### GIVEN MATERIAL

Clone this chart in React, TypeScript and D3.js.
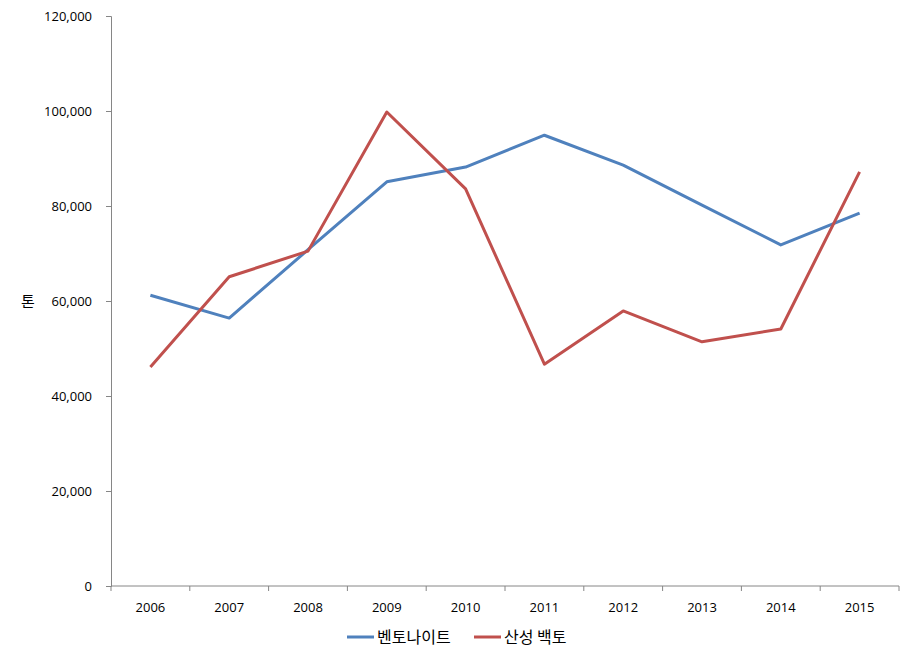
import React, { useEffect, useRef } from "react";
import * as d3 from "d3";

const years = ["2006", "2007", "2008", "2009", "2010", "2011", "2012", "2013", "2014", "2015"];
const bentonite = [61200, 56400, 70800, 85100, 88200, 94900, 88600, 80200, 71800, 78500];
const acidClay = [46100, 65100, 70500, 99800, 83600, 46700, 57900, 51400, 54100, 87200];
const yTicks = [0, 20000, 40000, 60000, 80000, 100000, 120000];

const seriesNames = ["벤토나이트", "산성 백토"];
const seriesColors = ["#4F81BD", "#C0504D"];

const App = () => {
  const ref = useRef<SVGSVGElement | null>(null);

  useEffect(() => {
    const width = 914;
    const height = 660;
    const margin = { top: 16, right: 15, bottom: 74, left: 111 };
    const font = "'Open Sans', 'Noto Sans CJK KR', sans-serif";
    const krFont = "'Noto Sans CJK KR', sans-serif";

    const svg = d3.select(ref.current);
    svg.selectAll("*").remove();

    const x = d3
      .scaleBand()
      .domain(years)
      .range([margin.left, width - margin.right]);

    const y = d3
      .scaleLinear()
      .domain([0, 120000])
      .range([height - margin.bottom, margin.top]);

    // y axis
    const yAxis = svg
      .append("g")
      .attr("transform", `translate(${margin.left},0)`)
      .call(
        d3
          .axisLeft(y)
          .tickValues(yTicks)
          .tickSize(5)
          .tickPadding(14)
          .tickFormat((d) => d3.format(",")(d as number))
      );
    yAxis.select(".domain").attr("stroke", "#868686");
    yAxis.selectAll(".tick line").attr("stroke", "#868686");
    yAxis
      .selectAll("text")
      .attr("font-family", font)
      .attr("font-size", 13)
      .attr("fill", "#000");

    // x axis: ticks at category boundaries
    const xg = svg.append("g").attr("transform", `translate(0,${height - margin.bottom})`);
    xg.append("line")
      .attr("x1", margin.left)
      .attr("x2", width - margin.right)
      .attr("stroke", "#868686");
    const bounds = years.map((d) => x(d) as number).concat([x.range()[1]]);
    xg.selectAll(".bt")
      .data(bounds)
      .join("line")
      .attr("x1", (d) => d)
      .attr("x2", (d) => d)
      .attr("y1", 0)
      .attr("y2", 5)
      .attr("stroke", "#868686");
    xg.selectAll(".lbl")
      .data(years)
      .join("text")
      .attr("x", (d) => (x(d) as number) + x.bandwidth() / 2)
      .attr("y", 26)
      .attr("text-anchor", "middle")
      .attr("font-family", font)
      .attr("font-size", 13)
      .text((d) => d);

    // y title
    svg
      .append("text")
      .attr("x", 28)
      .attr("y", y(60000) + 6)
      .attr("text-anchor", "middle")
      .attr("font-family", krFont)
      .attr("font-size", 15)
      .text("톤");

    // lines
    const line = d3
      .line<number>()
      .x((_, i) => (x(years[i]) as number) + x.bandwidth() / 2)
      .y((d) => y(d));

    [bentonite, acidClay].forEach((s, i) => {
      svg
        .append("path")
        .datum(s)
        .attr("fill", "none")
        .attr("stroke", seriesColors[i])
        .attr("stroke-width", 3)
        .attr("stroke-linejoin", "round")
        .attr("d", line);
    });

    // legend
    const legendX = [347, 474];
    seriesNames.forEach((name, i) => {
      const g = svg.append("g").attr("transform", `translate(${legendX[i]},637)`);
      g.append("line")
        .attr("x1", 0)
        .attr("x2", 27)
        .attr("stroke", seriesColors[i])
        .attr("stroke-width", 3);
      g.append("text")
        .attr("x", 30)
        .attr("y", 6)
        .attr("font-family", krFont)
        .attr("font-size", 16)
        .text(name);
    });
  }, []);

  return <svg ref={ref} width={914} height={660} style={{ position: "absolute", left: 0, top: 0 }} />;
};

export default App;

### GOAL
From the first line of the listing above, repeat every line through the one holding "import * as". Both ends count, and pictures stay out.

### OUTPUT OF THE EXERCISE
Clone this chart in React, TypeScript and D3.js.
import React, { useEffect, useRef } from "react";
import * as d3 from "d3";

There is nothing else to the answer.